Readying Ourselves for Bliss

Each summer we head up to our favorite place in the world for some rest, relaxation, and religion. Camp Lake Louise (formerly Lake Louise Baptist Camp) is really on Thumb Lake, but our camp and the Methodists across the lake all call it Lake Louise and apparently have for generations. For our purposes, we’ll call it Lake Louise.

Lake Louise is a 150-foot deep spring fed kettle lake, probably formed by retreating glaciers, not too far from Boyne Falls, Michigan, off C-48. Since there’s little run-off and it is not fed by rivers or streams, the water is always crystal clear. Much of the land surrounding the lake is owned by the Methodist church and used as a camp and retreat center, some is owned by the Baptists, there’s a small public access beach, and the rest is residential and forms the Lake Louise Christian Community.

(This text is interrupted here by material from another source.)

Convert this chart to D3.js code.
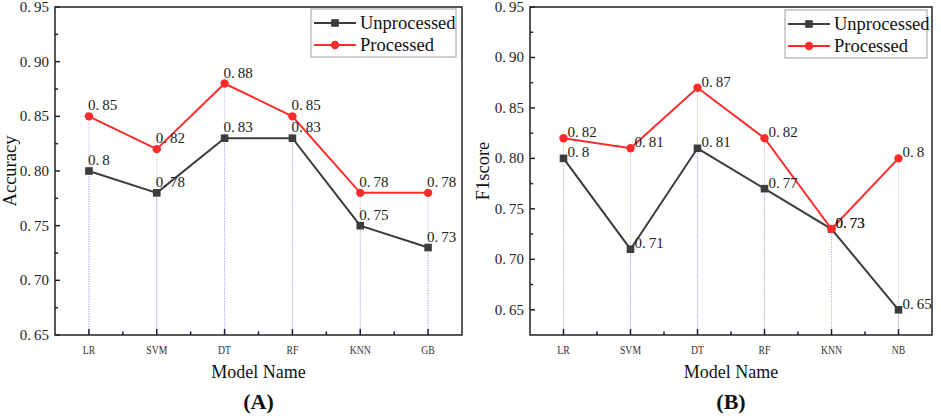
<!DOCTYPE html>
<html>
<head>
<meta charset="utf-8">
<script src="https://cdn.jsdelivr.net/npm/d3@7"></script>
<style>
  body { margin: 0; background: #fff; }
  svg { display: block; }
</style>
</head>
<body>
<svg id="chart" width="941" height="416"></svg>
<script>
// values
var modelsA = ["LR", "SVM", "DT", "RF", "KNN", "GB"];
var accUnprocessed = [0.80, 0.78, 0.83, 0.83, 0.75, 0.73];
var accProcessed = [0.85, 0.82, 0.88, 0.85, 0.78, 0.78];

var modelsB = ["LR", "SVM", "DT", "RF", "KNN", "NB"];
var f1Unprocessed = [0.80, 0.71, 0.81, 0.77, 0.73, 0.65];
var f1Processed = [0.82, 0.81, 0.87, 0.82, 0.73, 0.80];

var seriesNames = ["Unprocessed", "Processed"];
var yTicks = [0.65, 0.70, 0.75, 0.80, 0.85, 0.90, 0.95];

var dark = "#3d3d3d";
var red = "#ff2b2b";
var dropColor = "#aab8e2";
var serif = "'Liberation Serif', 'Times New Roman', serif";

var svg = d3.select("#chart");

// numbers are set like the original (wide gap after the point), text stays "0.85"
function numText(sel, str){
	var parts = str.split(".");
	sel.append("tspan").text(parts[0] + ".");
	if (parts.length > 1) sel.append("tspan").attr("dx", 3).text(parts[1]);
}

function drawPanel(p){
	var g = svg.append("g");

	var x = d3.scalePoint().domain(p.cats).range([p.x0, p.x1]).padding(0.5);
	var y = d3.scaleLinear().domain(p.yDomain).range([p.y1, p.y0]);
	var step = x.step();

	// drop lines from each point down to the axis
	p.series.forEach(function(s){
		g.selectAll(null).data(s.values).enter().append("line")
			.attr("x1", function(d,i){return x(p.cats[i]);})
			.attr("x2", function(d,i){return x(p.cats[i]);})
			.attr("y1", function(d){return y(d);})
			.attr("y2", p.y1)
			.attr("stroke", dropColor)
			.attr("stroke-width", 1)
			.attr("stroke-dasharray", "1,1.5");
	});

	// frame
	g.append("rect")
		.attr("x", p.x0).attr("y", p.y0)
		.attr("width", p.x1 - p.x0).attr("height", p.y1 - p.y0)
		.attr("fill", "none").attr("stroke", "#222").attr("stroke-width", 1.5);

	// bottom ticks (inward), major at categories and minor in between
	g.selectAll(null).data(p.cats).enter().append("line")
		.attr("x1", function(d){return x(d);}).attr("x2", function(d){return x(d);})
		.attr("y1", p.y1).attr("y2", p.y1 - 6)
		.attr("stroke", "#1c1c3c").attr("stroke-width", 1.5);
	g.selectAll(null).data(p.cats.slice(1)).enter().append("line")
		.attr("x1", function(d){return x(d) - step/2;}).attr("x2", function(d){return x(d) - step/2;})
		.attr("y1", p.y1).attr("y2", p.y1 - 3.5)
		.attr("stroke", "#1c1c3c").attr("stroke-width", 1.5);

	// left ticks (inward)
	var minor = [];
	for (var k = 0; k < yTicks.length - 1; k++) minor.push((yTicks[k] + yTicks[k+1]) / 2);
	g.selectAll(null).data(yTicks).enter().append("line")
		.attr("x1", p.x0).attr("x2", p.x0 + 5)
		.attr("y1", function(d){return y(d);}).attr("y2", function(d){return y(d);})
		.attr("stroke", "#222").attr("stroke-width", 1.5);
	g.selectAll(null).data(minor).enter().append("line")
		.attr("x1", p.x0).attr("x2", p.x0 + 3)
		.attr("y1", function(d){return y(d);}).attr("y2", function(d){return y(d);})
		.attr("stroke", "#222").attr("stroke-width", 1.5);

	g.selectAll(null).data(yTicks).enter().append("text")
		.attr("x", p.x0 - 6).attr("y", function(d){return y(d);})
		.attr("dy", "0.33em")
		.attr("text-anchor", "end")
		.style("font-family", serif).style("font-size", "15px").attr("fill", "#222")
		.each(function(d){ numText(d3.select(this), d3.format(".2f")(d)); });

	g.selectAll(null).data(p.cats).enter().append("text")
		.attr("x", function(d){return x(d);}).attr("y", 354)
		.attr("text-anchor", "middle")
		.style("font-family", serif).style("font-size", "13.5px").attr("fill", "#333")
		.attr("transform", function(d){return "translate(" + x(d) + ",0) scale(0.72,1) translate(" + (-x(d)) + ",0)";})
		.text(function(d){return d;});

	// series lines and markers
	var line = d3.line().x(function(d,i){return x(p.cats[i]);}).y(function(d){return y(d);});
	p.series.forEach(function(s){
		g.append("path").datum(s.values)
			.attr("d", line).attr("fill", "none")
			.attr("stroke", s.color).attr("stroke-width", 2);
		if (s.shape == "square") {
			g.selectAll(null).data(s.values).enter().append("rect")
				.attr("x", function(d,i){return x(p.cats[i]) - 3.8;})
				.attr("y", function(d){return y(d) - 3.8;})
				.attr("width", 7.6).attr("height", 7.6)
				.attr("fill", s.color);
		} else {
			g.selectAll(null).data(s.values).enter().append("circle")
				.attr("cx", function(d,i){return x(p.cats[i]);})
				.attr("cy", function(d){return y(d);})
				.attr("r", 4.2)
				.attr("fill", s.color);
		}
	});

	// data labels
	p.series.forEach(function(s){
		g.selectAll(null).data(s.values).enter().append("text")
			.attr("x", function(d,i){return x(p.cats[i]) + p.labelDx;})
			.attr("y", function(d){return y(d) + p.labelDy;})
			.style("font-family", serif).style("font-size", "15px").attr("fill", "#222")
			.each(function(d){ numText(d3.select(this), String(+d.toFixed(2))); });
	});

	// legend
	var lg = g.append("g");
	lg.append("rect")
		.attr("x", p.legend.x).attr("y", p.legend.y)
		.attr("width", p.legend.w).attr("height", 48)
		.attr("fill", "#fff").attr("stroke", "#a0a0a0").attr("stroke-width", 1);
	p.series.forEach(function(s, i){
		var ly = p.legend.y + 14 + i * 22;
		var lx = p.legend.x + 3;
		lg.append("line")
			.attr("x1", lx).attr("x2", lx + 42).attr("y1", ly).attr("y2", ly)
			.attr("stroke", s.color).attr("stroke-width", 2);
		if (s.shape == "square") {
			lg.append("rect").attr("x", lx + 21 - 3.8).attr("y", ly - 3.8)
				.attr("width", 7.6).attr("height", 7.6).attr("fill", s.color);
		} else {
			lg.append("circle").attr("cx", lx + 21).attr("cy", ly).attr("r", 4.2).attr("fill", s.color);
		}
		lg.append("text")
			.attr("x", lx + 46).attr("y", ly).attr("dy", "0.35em")
			.style("font-family", serif).style("font-size", "18.5px").attr("fill", "#111")
			.text(seriesNames[i]);
	});

	// titles
	var cx = (p.x0 + p.x1) / 2;
	g.append("text")
		.attr("x", cx).attr("y", 378).attr("text-anchor", "middle")
		.style("font-family", serif).style("font-size", "18px").attr("fill", "#111")
		.text("Model Name");
	g.append("text")
		.attr("x", cx).attr("y", 409).attr("text-anchor", "middle")
		.style("font-family", serif).style("font-size", "22px").style("font-weight", "bold").attr("fill", "#111")
		.text(p.tag);
	var ty = (p.y0 + p.y1) / 2;
	g.append("text")
		.attr("transform", "translate(" + p.titleX + "," + ty + ") rotate(-90)")
		.attr("text-anchor", "middle")
		.style("font-family", serif).style("font-size", "18.5px").attr("fill", "#111")
		.text(p.yTitle);
}

drawPanel({
	cats: modelsA, x0: 55, x1: 462, y0: 7, y1: 335, yDomain: [0.65, 0.95],
	series: [
		{values: accUnprocessed, color: dark, shape: "square"},
		{values: accProcessed, color: red, shape: "circle"}
	],
	labelDx: -1, labelDy: -6,
	legend: {x: 311, y: 9, w: 145},
	tag: "(A)", yTitle: "Accuracy", titleX: 16
});

drawPanel({
	cats: modelsB, x0: 530, x1: 932, y0: 7, y1: 335, yDomain: [0.625, 0.95],
	series: [
		{values: f1Unprocessed, color: dark, shape: "square"},
		{values: f1Processed, color: red, shape: "circle"}
	],
	labelDx: 4, labelDy: -1,
	legend: {x: 785, y: 10, w: 142},
	tag: "(B)", yTitle: "F1score", titleX: 489
});
</script>
</body>
</html>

But beyond the technicalities is the true spirit of this place. Most of us who go up year after year–many of whom have gone up since they were children, with parents who went when they were children, and so on back to 1930–find that no place on earth has so tight a hold on our hearts as Camp Lake Louise. The interiors of the little brown cabins that have sat upon their stone foundations since the 1930s are completely tattooed with names and dates of the thousands of people who have slept, worked, played, and prayed there. And round about March or April I start thinking about Lake Louise.

Not being a Baptist (do Lutherans have summer camps?), I was first introduced to this place as a teenager. My then boyfriend, now husband, had gone most of his life, as a camper, a cabin leader, a bass player in his old band, and would eventually go as a pastor. But I went at the behest of one Pat Ankney, a women who pulled all the levers and switches behind the scenes back in my little hometown of Essexville, Michigan. This imposing woman (and I mean that in appearance and in personality) came to the Kmart I was working in early in the summer of 1998 and told me she had somewhere she needed me to be that summer. And when Miss Pat tells you where to go, you go.

As you can imagine, I was not upset to trade the flourescent lights and mind-numbingly boring days of the discount retail world for water, woods, sunshine, and more stars than I’d ever seen. So I worked–hard–for $25 a day doing dishes, cleaning the girls’ bathhouse, and keeping an eye on all the kids on the waterfront. Getting a tan is a tough job, but someone has to do it.

Since that time, many momentous events have happened at Camp Lake Louise. My husband proposed to me on the beach in the middle of the night. I was baptized as an adult in the clear waters of the lake. Our son laughed for the first time in our room in the Administration Building when he was just six weeks old. A year later he took his first steps beside the outdoor basketball court. Dear friends are made there.

And on Saturday we will be packed in the Explorer on our way to parts northward, dropping the dog off at my sister’s house north of Elk Rapids and then heading east to our favorite place on earth.